One can analyze the frequency spectrum by generating a Kerr periodogram. A WtLike object has a periodogram function that returns a TimeSeries object.

Setup output
CellData.rebin: Bin photon data into 26256 1-hour bins from 54683.0 to 55777.0

Figure 1
@ipynb_doc
def aitdemo(week, nside, name='3C 454.3', size=40):
    """
    ## Aitoff and ZEA projections of a HEALPix map
    
    Choose week {week}, with a large 3C 454.3 flare.
    
    The all-sky Aitoff image of the photon count map, counts per nside={nside} pixel.
    {fig1}
    
    And zoom to small region, with a ZEA projection, a ${size}^\circ$ square.
    {fig2}
    """
    from wtlike.skymaps import  SquareWCS
    from wtlike.sources import findsource
    from utilities import healpix as hpx
    
    cntmap = DataView( FermiInterval(7)[week-1], nside=nside).count_map()
    
    kw = dict(vmin=1, vmax=100, )
    fig1 = hpx.HPmap(cntmap, f'week {week}', unit='counts/pixel', sigma=0.5).ait_plot(**kw);
    
    wcs = SquareWCS(findsource(name, gal=True), size=size,)
    fig2 = wcs.plot(cntmap, title=name,  cb_kw=dict( shrink=0.8), **kw)
    return locals()


week=79
nside=64

if valid: aitdemo(week, nside, fignum=1)

Aitoff and ZEA projections of a HEALPix map

Choose week 79, with a large 3C 454.3 flare.

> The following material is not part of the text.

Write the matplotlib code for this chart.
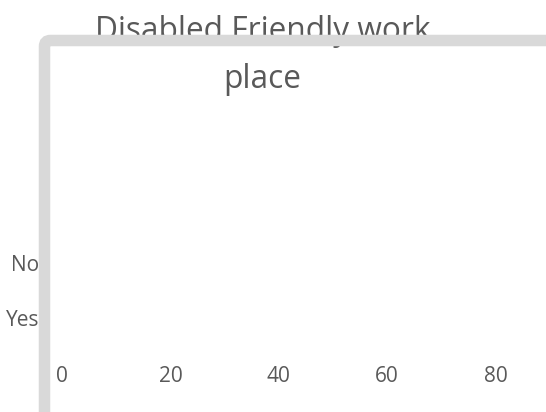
import matplotlib.pyplot as plt
from matplotlib.patches import FancyBboxPatch
from matplotlib.transforms import IdentityTransform

plt.rcParams['font.family'] = ['Open Sans', 'DejaVu Sans']

# data
categories = ['Yes', 'No']
values = [0, 0]
xticks = [0, 20, 40, 60, 80]

W, H = 546, 412
fig = plt.figure(figsize=(W / 100, H / 100), dpi=100)

# axes: value 0 at x=62px, 20 units per 108.4px
left, right = 62, 546
top, bottom = 235.5, 345.5
ax = fig.add_axes([left / W, (H - bottom) / H, (right - left) / W, (bottom - top) / H])
ax.barh(categories, values, color='#4472c4', height=0.6)
ax.set_xlim(0, (right - left) / 108.4 * 20)
ax.set_ylim(-0.5, 1.5)
ax.set_xticks(xticks)
for s in ax.spines.values():
    s.set_visible(False)
ax.tick_params(axis='x', length=0, pad=15, labelsize=15, labelcolor='#595959')
ax.tick_params(axis='y', length=0, pad=16.5, labelsize=15, labelcolor='#595959')
ax.patch.set_visible(False)

# title (two lines)
fig.text(263 / W, 1 - 40 / H, 'Disabled Friendly work', ha='center', va='baseline',
         fontsize=22.8, color='#595959')
fig.text(262.5 / W, 1 - 88 / H, 'place', ha='center', va='baseline',
         fontsize=22.8, color='#595959')

# grey wall frame drawn over the title
frame = FancyBboxPatch((44.5, H - 700), 800, 700 - 40.5,
                       boxstyle='round,pad=0,rounding_size=6',
                       transform=IdentityTransform(), fill=False,
                       edgecolor='#d9d9d9', linewidth=11.5 * 0.72, zorder=10)
fig.patches.append(frame)
frame.set_figure(fig)

fig.savefig('out.png', dpi=100)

The all-sky Aitoff image of the photon count map, counts per nside=64 pixel.

Figure 1

And zoom to small region, with a ZEA projection, a $40^\circ$ square.

Figure 2

Simulation

Finally, a simulation option is available. See the tutorial for an example

Installation

Note that this is in beta mode. It depends on the packages: matplotlib, pandas, scipy, astropy, scipy and healpy, which pip will install if needed.

To install from pyPI:

pip install wtlike

or to upgrade:

pip install -U wtlike

Input data

There are three data sources which wtlike needs to function:

  • The photon/spacecraft data, one file per week
  • A table of weights for each source
  • An effective area table, a grid in energy/angle for "front" and "back" events

These must be found in a folder, which by default is ~/wtlike-data. In that folder there must be (perhaps links to) three folders named data_files, weight_files, aeff_files, and a zip file, weight_file.zip. A current copy can be found in my Google Drive.

Google colab setup

An easy way to test, or even use, this system is with Goggle's colab. To use it, you need a Google account. All the data files are in my shared folder wtlike-data. It includes a setup notebook which demonstrates setting up a free Google-hosted VM to run wtlike code and makes a few demo plots.